4 个红灯:文档质量很差(垃圾进库只会让答案更乱)、知识更新流程没建立(很快就会过时)、用户真正要的不是问答(你在优化错问题)、团队还没定义 source trust(检索到了也不代表能用)。很多所谓「RAG 效果差」根本不是模型问题,而是知识库治理没做好。

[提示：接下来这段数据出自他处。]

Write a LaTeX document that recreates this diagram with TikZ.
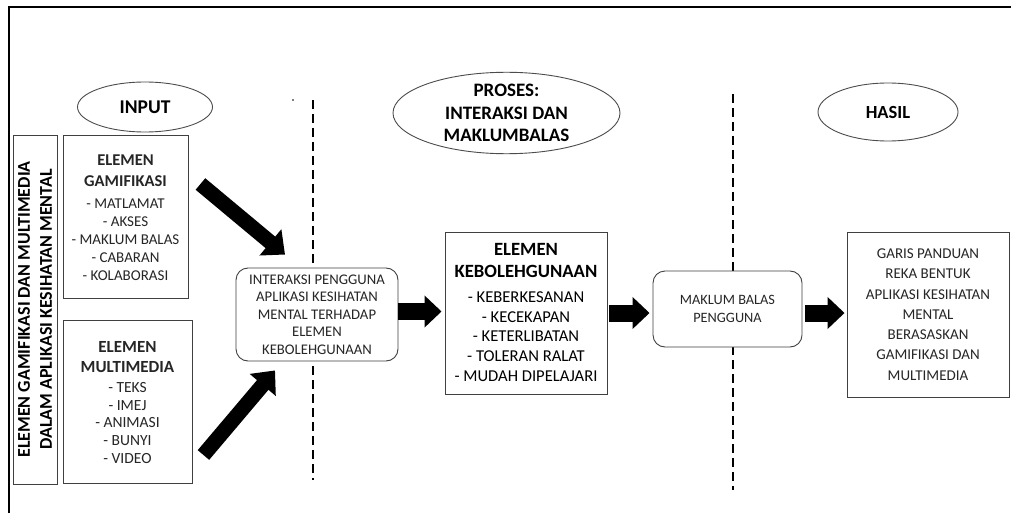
\documentclass[tikz,border=0pt]{standalone}
\usepackage{fontspec}
\setmainfont{Carlito}
\usetikzlibrary{shapes.geometric,arrows.meta,calc}
\newcommand{\fsz}[2]{\fontsize{#1}{#2}\selectfont}
\tikzset{
  box/.style={draw=black!75, line width=0.9pt, align=center, inner sep=0pt, text=black!85},
  rbox/.style={box, rounded corners=12pt},
  oval/.style={ellipse, draw=black!70, line width=0.9pt, align=center, inner sep=0pt, text=black},
  txt/.style={align=center, inner sep=0pt, text=black!85},
  divider/.style={line width=1.3pt, dash pattern=on 9pt off 5pt},
  fatarrow/.style={line width=17pt, -{Triangle[length=17pt,width=31pt]}},
  diagarrow/.style={line width=15pt, -{Triangle[length=19pt,width=33pt]}},
}
\begin{document}
\begin{tikzpicture}[x=1pt,y=-1pt]
\useasboundingbox (0,0) rectangle (1011,513);
\fill[white] (0,0) rectangle (1011,513);
% frame
\draw[line width=2pt] (9,513) -- (9,7) -- (1011,7);

% left vertical box
\node[box, minimum width=44pt, minimum height=349pt] (side) at (35,309.5) {};
\node[txt, rotate=90, font=\bfseries\fsz{18}{22}, text=black] (sidetxt) at (side.center)
  {ELEMEN GAMIFIKASI DAN MULTIMEDIA\\DALAM APLIKASI KESIHATAN MENTAL};

% INPUT ellipse
\node[oval, minimum width=135pt, minimum height=50pt, font=\bfseries\fsz{19.5}{21}] (input) at (145,107) {INPUT};

% Gamifikasi box
\node[box, minimum width=125pt, minimum height=163pt] (gam) at (125.5,216.5) {};
\node[txt, font=\bfseries\fsz{16.5}{21}] (gamhd) at (125.5,170.5) {ELEMEN\\GAMIFIKASI};
\node[txt, font=\fsz{15}{18}] (gamls) at (125.5,239.5)
  {- MATLAMAT\\- AKSES\\- MAKLUM BALAS\\- CABARAN\\- KOLABORASI};

% Multimedia box
\node[box, minimum width=129pt, minimum height=163pt] (mul) at (127.5,401.5) {};
\node[txt, font=\bfseries\fsz{17}{20}] (mulhd) at (127.5,357.5) {ELEMEN\\MULTIMEDIA};
\node[txt, font=\fsz{15.5}{17.8}] (mulls) at (127.5,423)
  {- TEKS\\- IMEJ\\- ANIMASI\\- BUNYI\\- VIDEO};

% stray dot
\fill (293,100) circle (0.9pt);

% dividers
\coordinate (d1t) at (313,100);
\coordinate (d1b) at (313,480);
\draw[divider] (d1t) -- (d1b);
\coordinate (d2t) at (733,94);
\coordinate (d2b) at (733,490);
\draw[divider] (d2t) -- (d2b);

% Interaksi rounded box
\node[rbox, fill=white, minimum width=162pt, minimum height=93pt, font=\fsz{14.7}{17.5}] (int) at (317,314.5)
  {INTERAKSI PENGGUNA\\APLIKASI KESIHATAN\\MENTAL TERHADAP\\ELEMEN\\KEBOLEHGUNAAN};

% PROSES ellipse
\node[oval, minimum width=227pt, minimum height=78pt, font=\bfseries\fsz{19}{22.5}] (proses) at (506.5,113)
  {PROSES:\\INTERAKSI DAN\\MAKLUMBALAS};

% Kebolehgunaan box
\node[box, minimum width=162pt, minimum height=162pt] (keb) at (526,313) {};
\node[txt, font=\bfseries\fsz{18.7}{22}, text=black] (kebhd) at (526,261) {ELEMEN\\KEBOLEHGUNAAN};
\node[txt, font=\fsz{16.6}{19.6}, text=black] (kebls) at (526,336.5)
  {- KEBERKESANAN\\- KECEKAPAN\\- KETERLIBATAN\\- TOLERAN RALAT\\- MUDAH DIPELAJARI};

% Maklum balas rounded box
\node[rbox, fill=white, minimum width=149pt, minimum height=76pt, font=\fsz{14.3}{18}] (mak) at (727.5,309)
  {MAKLUM BALAS\\PENGGUNA};

% HASIL ellipse
\node[oval, minimum width=140pt, minimum height=58pt, font=\bfseries\fsz{18.5}{21}] (hasil) at (888,112) {HASIL};

% Hasil box
\node[box, minimum width=162pt, minimum height=165pt, font=\fsz{15}{20.3}] (has) at (928,314.5)
  {GARIS PANDUAN\\REKA BENTUK\\APLIKASI KESIHATAN\\MENTAL\\BERASASKAN\\GAMIFIKASI DAN\\MULTIMEDIA};

% arrows
\draw[diagarrow] ([shift={(12,-32.5)}]gam.east) -- ([shift={(-32,-13)}]int.north);
\draw[diagarrow] ([shift={(11,53.5)}]mul.east) -- ([shift={(-42,9)}]int.south);
\draw[fatarrow] ([shift={(0,-3)}]int.east) -- ([shift={(-3,-1.5)}]keb.west);
\draw[fatarrow] ([shift={(2,0)}]keb.east) -- ([shift={(-3,4)}]mak.west);
\draw[fatarrow] ([shift={(3,4)}]mak.east) -- ([shift={(-2,-1.5)}]has.west);
\end{tikzpicture}
\end{document}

Agent 的 PM 关注点为什么是可控性而不是能力?

Agent 的自主性会放大风险。要问:(1) 它会不会调用不该调用的工具 (2) 它会不会在错误前提上继续执行 (3) 每一步是否可观测 (4) 失败时能否中断或转人工。如果错一步代价很高、还没搞定单步质量、用户根本不需要 autonomy,Agent 会增加复杂度而不是价值。

RAG + Agent 一起做时为什么必须分层?

拆成 knowledge layer → retrieval layer → decision layer → action layer,才能分清是检索错了、判断错了,还是工具执行错了。一口气做一个「大而全 Agent」最大的问题不是性能,而是出错后没人知道错在哪一层。

评估 RAG / Agent 方案前 team 必须答清的 5 个问题?

(1) 用户任务到底是什么 (2) 失败后最坏后果是什么 (3) 为什么 simpler workflow 不够 (4) 上线后怎么监控质量 (5) 出问题时能回滚到哪一层。这 5 个问题答不清时,先别着急画复杂架构图——技术复杂度不是产品进步。